Lately I've been working to pay off some bills, leaving me with very little surplus. Since this month has been a bit slow, very little surplus means dinner is a cold can of ravioli.

Roommate broke the microwave. :(

Anyway, as I was spooning cold imitation tomato sauce into my mouth my phone rang. It was the fox driving old guy from last month inviting me to dinner.

Ummm...what happened to giving a girl some notice?

Then I realized...Ummm...Bitch, You ARE eating COLD, GENERIC BRAND, MEAT POCKETS for dinner.

I agreed to dinner, scrambled for my "date dress" and met him at one of the finest restaurants in town.

From what I remembered he was handsome enough to justify at least one dinner. But then again I had never seen him in his Hawaiian shirt, khaki short, sock-less loafer wearing glory.

WTF was I thinking!!!!!!!!!!

The worst part being he looked like my grandpa. Meaning he looked like the kind of grandpa who's hand gravitates to the fine line between a young girls back and ass. Nothing kills a date like fearing you may seem to be part of a strange Incestuous love triangle.

It got worse when I was I.D'd at the door, and the hostess gave me a look of doom. Especially since I didn't HAVE my I.D and was left standing there while he went back to the car.

Once we DID make it inside, let me share with you what I received in exchange for partaking in a delicious $200.00 meal:

ONE: Glimpses of text messages coming from the hostess to my...date...asking him if he'd told me "the truth"

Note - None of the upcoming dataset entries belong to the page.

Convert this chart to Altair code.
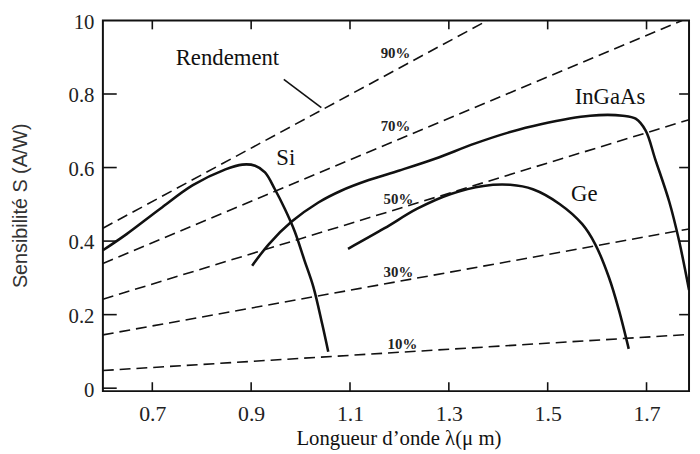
import altair as alt
import pandas as pd

# ---------------- data ----------------
x_ticks = [0.7, 0.9, 1.1, 1.3, 1.5, 1.7]
y_ticks = [0.0, 0.2, 0.4, 0.6, 0.8, 1.0]
y_tick_labels = ["0", "0.2", "0.4", "0.6", "0.8", "10"]
side_ticks_y = [0.2, 0.4, 0.6, 0.8]

si_x = [0.600, 0.648, 0.716, 0.782, 0.848, 0.882, 0.908, 0.928, 0.948, 0.968, 0.988, 1.008, 1.026, 1.044, 1.056]
si_y = [0.375, 0.419, 0.488, 0.552, 0.595, 0.608, 0.605, 0.587, 0.541, 0.488, 0.427, 0.347, 0.275, 0.173, 0.099]

ingaas_x = [0.902, 0.936, 0.982, 1.036, 1.082, 1.138, 1.200, 1.272, 1.352, 1.420, 1.486, 1.586, 1.652, 1.678, 1.698, 1.718, 1.746, 1.766, 1.786]
ingaas_y = [0.333, 0.392, 0.453, 0.505, 0.537, 0.566, 0.592, 0.624, 0.665, 0.695, 0.718, 0.741, 0.741, 0.733, 0.701, 0.621, 0.507, 0.400, 0.267]

ge_x = [1.096, 1.170, 1.236, 1.304, 1.370, 1.424, 1.470, 1.524, 1.570, 1.596, 1.624, 1.644, 1.664]
ge_y = [0.379, 0.435, 0.488, 0.528, 0.550, 0.553, 0.541, 0.501, 0.446, 0.392, 0.301, 0.213, 0.107]

eff_names = ["90%", "70%", "50%", "30%", "10%"]
eff_x0 = [0.600, 0.600, 0.600, 0.600, 0.600]
eff_y0 = [0.435, 0.339, 0.242, 0.145, 0.048]
eff_x1 = [1.378, 1.772, 1.786, 1.786, 1.786]
eff_y1 = [1.000, 1.000, 0.730, 0.433, 0.146]
eff_label_x = [1.192, 1.192, 1.198, 1.198, 1.206]
eff_label_y = [0.912, 0.712, 0.515, 0.315, 0.120]

names = ["Rendement", "Si", "InGaAs", "Ge"]
name_x = [0.852, 0.970, 1.626, 1.574]
name_y = [0.899, 0.627, 0.792, 0.528]

leader_x = [0.966, 1.042]
leader_y = [0.840, 0.763]

# ---------------- tables ----------------
rows = []
for nm, xs_, ys_ in [("Si", si_x, si_y), ("InGaAs", ingaas_x, ingaas_y), ("Ge", ge_x, ge_y)]:
    for i, (a, b) in enumerate(zip(xs_, ys_)):
        rows.append({"curve": nm, "x": a, "y": b, "o": i})
curves_df = pd.DataFrame(rows)

eff_rows = []
for nm, a0, b0, a1, b1 in zip(eff_names, eff_x0, eff_y0, eff_x1, eff_y1):
    eff_rows.append({"eta": nm, "x": a0, "y": b0, "o": 0})
    eff_rows.append({"eta": nm, "x": a1, "y": b1, "o": 1})
eff_df = pd.DataFrame(eff_rows)
eff_lab_df = pd.DataFrame({"t": eff_names, "x": eff_label_x, "y": eff_label_y})
names_df = pd.DataFrame({"t": names, "x": name_x, "y": name_y})
leader_df = pd.DataFrame({"x": leader_x, "y": leader_y, "o": [0, 1]})
xt_df = pd.DataFrame({"x": x_ticks})

W, H = 593, 375
xs = alt.Scale(domain=[0.6, 1.786], nice=False, zero=False)
ys = alt.Scale(domain=[-0.008, 1.0], nice=False, zero=False)

conds = " : ".join(
    f"abs(datum.value - {v}) < 1e-6 ? '{l}'" for v, l in zip(y_ticks, y_tick_labels)
) + " : ''"

SERIF = "Liberation Serif"
x_axis = alt.Axis(values=x_ticks, format=".1f", ticks=False, domain=False, grid=False,
                  labelFont=SERIF, labelFontSize=22, labelColor="#222", labelPadding=13,
                  title="Longueur d’onde λ(μ m)", titleFont=SERIF, titleFontSize=21,
                  titleFontWeight="normal", titleColor="#111", titleX=299, titleY=54,
                  titleBaseline="alphabetic")
y_axis = alt.Axis(values=y_ticks, labelExpr=conds, ticks=False, domain=False, grid=False,
                  labelFont=SERIF, labelFontSize=21, labelColor="#222", labelPadding=9,
                  labelOffset=2,
                  title="Sensibilité S (A/W)", titleFont="Liberation Sans", titleFontSize=20,
                  titleFontWeight="normal", titleColor="#333", titleX=-83, titleY=187,
                  titleBaseline="middle")


def X():
    return alt.X("x:Q", scale=xs, axis=x_axis)


def Y():
    return alt.Y("y:Q", scale=ys, axis=y_axis)


curves = alt.Chart(curves_df).mark_line(color="#111", strokeWidth=2.6, interpolate="catmull-rom", clip=True).encode(
    x=X(), y=Y(), detail="curve:N", order="o:Q",
)

eff = alt.Chart(eff_df).mark_line(color="#111", strokeWidth=1.6, strokeDash=[11, 6], clip=True).encode(
    x=X(), y=Y(), detail="eta:N", order="o:Q",
)

leader = alt.Chart(leader_df).mark_line(color="#111", strokeWidth=1.6).encode(
    x=X(), y=Y(), order="o:Q",
)

eff_text = alt.Chart(eff_lab_df).mark_text(font=SERIF, fontSize=15, fontWeight="bold", color="#222").encode(
    x=X(), y=Y(), text="t:N",
)

name_text = alt.Chart(names_df).mark_text(font=SERIF, fontSize=23, color="#111").encode(
    x=X(), y=Y(), text="t:N",
)

tick_style = dict(color="#111", strokeWidth=1.6)
bottom_ticks = alt.Chart(xt_df).mark_rule(**tick_style).encode(
    x=X(), y=alt.value(H), y2=alt.value(H - 9))
top_ticks = alt.Chart(xt_df).mark_rule(**tick_style).encode(
    x=X(), y=alt.value(0), y2=alt.value(9))
left_ticks = alt.Chart(pd.DataFrame({"y": y_ticks[:-1]})).mark_rule(**tick_style).encode(
    y=Y(), x=alt.value(0), x2=alt.value(14))
right_ticks = alt.Chart(pd.DataFrame({"y": side_ticks_y})).mark_rule(**tick_style).encode(
    y=Y(), x=alt.value(W), x2=alt.value(W - 10))

chart = alt.layer(
    curves, eff, leader, eff_text, name_text, bottom_ticks, top_ticks, left_ticks, right_ticks
).properties(
    width=W, height=H,
    padding={"left": 96, "top": 10, "right": 3, "bottom": 60},
    autosize=alt.AutoSizeParams(type="none"),
    background="white",
).configure_view(stroke="#111", strokeWidth=2)

chart.save("out.html", embed_options={"renderer": "svg", "actions": False})
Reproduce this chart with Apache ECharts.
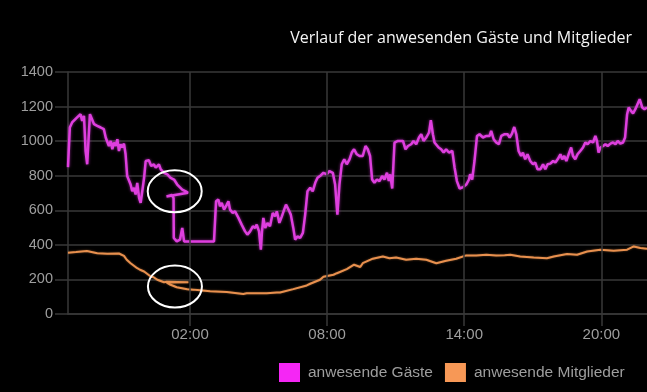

TWO: His Italian lessons, teaching me how to say "whore" and "slut" because that's what all these other girls were

THREE: Stories about what MADE these other girls "whores"


At one point, when he took a breath and learned that my hobby included writing, he then taught me a few things about books.

ONE: He was contemplating writing a book on relationships, because there just aren't any relationship books out there

TWO: Now that he's thought about it, he WAS going to write a book about relationships because there aren't any relationship books out there

THREE: He was going to call it "All men want is good pussy and all women need is a good dick"

I have never yearned for cold meat product more in my life.